Treatment of merchandise shipped C.O.D. that is unclaimed at the end of the taxable year, postage paid by the shipper on such merchandise returned, and loss on merchandise returned in damaged condition; I.T. 1759 superseded.

Full Text

Rev. Rul. 70-68 /1/

The taxpayer, a domestic corporation, is engaged in the retail mail order business. It makes parcel post shipments C.O.D., guarantees arrival of the goods, and advances postage and collection charges, subject to repayment by the buyer. Not all merchandise so shipped is claimed by the purchaser and the taxpayer is required to pay return postage for the unclaimed shipments. Some of the merchandise returned is in a damaged condition.

Held, since title to the C.O.D. goods does not pass until payment is made, a sale has not been made and the taxpayer must include in its closing inventory merchandise that has not been paid for at the close of the taxable year.
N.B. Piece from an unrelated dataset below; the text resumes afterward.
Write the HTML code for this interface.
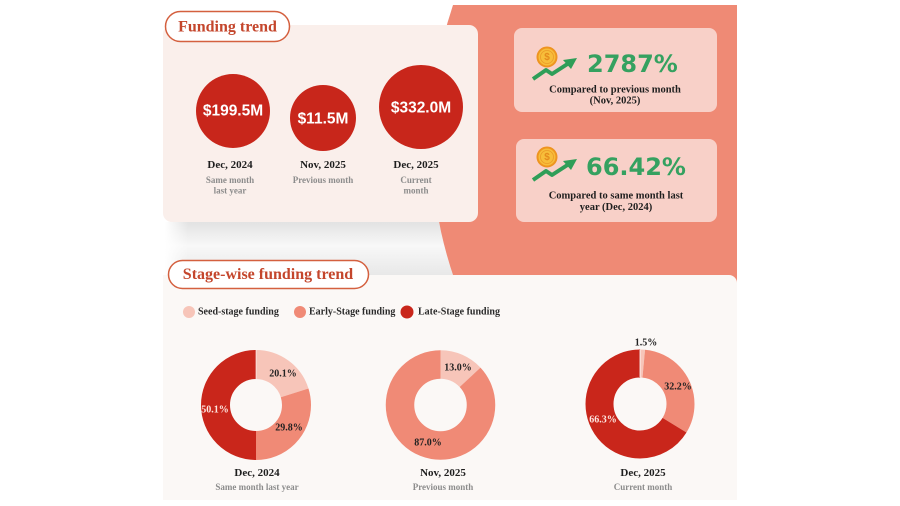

Held further, the postage paid on those shipments includible in the closing inventory is deductible only in the year in which the postage is paid by the taxpayer.

Held also, loss on account of C.O.D. merchandise (carried in closing inventory) returned to the taxpayer in a damaged condition is to be determined by the actual sale of such merchandise or by inventory valuation in accordance with the provisions of section 1.471-2(c) of the Income Tax Regulations.

I.T. 1759, C.B. II-2, 31 (1923), is hereby superseded, since the position stated therein is set forth under the current statute and regulations in this Revenue Ruling.

/1/ Prepared pursuant to Rev. Proc. 67-6, C.B. 1967-1, 576.